The Sixteen Pleasures by Robert Hellenga has almost sixteen separate themes and they are not tightly woven together. After finishing the book and asking myself, what was his point or his message, why did he write it, I have to give equal if minimal weight to: the importance of art as life-defining; the attraction of a contemplative life over an erotic one; the false love of a foreign country (read Italy); the geographic dispersal of the American family leaving it rootless versus the generations long home in Abruzzi; etc., etc.
Hellenga is clever and reaches a couple of peak writing experience. I particularly liked the parallelism between peddling the Renaissance pornographic book bound into a religious tract and the Rota annulment trial, steeped in voyeuristic marital relations or the lack thereof. Especially when Postiglione buys fake decades old post cards from a store that caters to making forgeries specific to the requirements of Catholic law. At that point, the theme of religion vis a vis sex played its strongest.

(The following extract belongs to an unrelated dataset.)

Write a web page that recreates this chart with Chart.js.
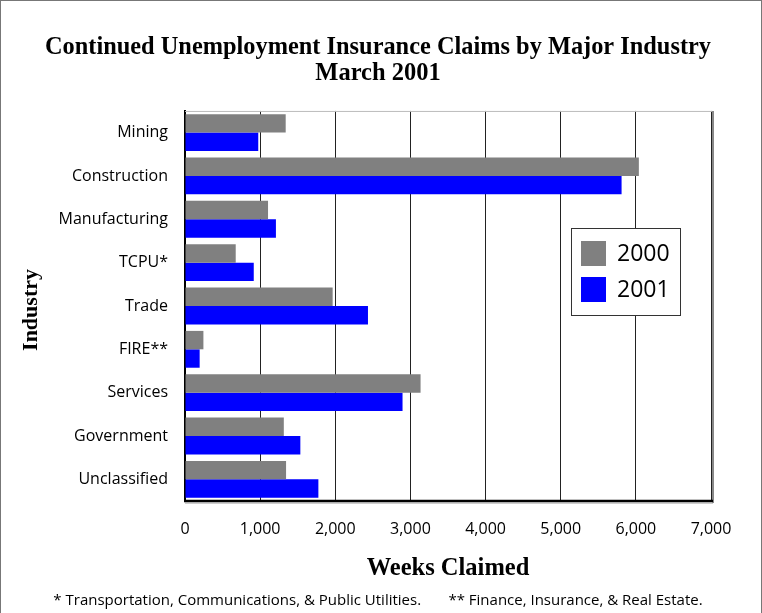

But Margot, the female lead character, is wimpy, a mediocre bookbinder, lured and tempted more by the nuns she lives with while restoring artifacts destroyed by the flood of the Arno in Florence than she is by her series of men. Like the manual labor of drying soaked folios and resewing bindings, Margot seems more comfortable in the mechanics of sex, the sixteen illustrations, than in the emotional aspects of lust or love.
Both Margot and Postiglione are overaffected by trivial events: she "falls in love" seeing him bringing her a bouquet as he walks across the Plaza; he falls out of love when she takes him to a Chinese restaurant and he cannot master chopsticks. They part, he returns to his wife, she returns to her doldrums.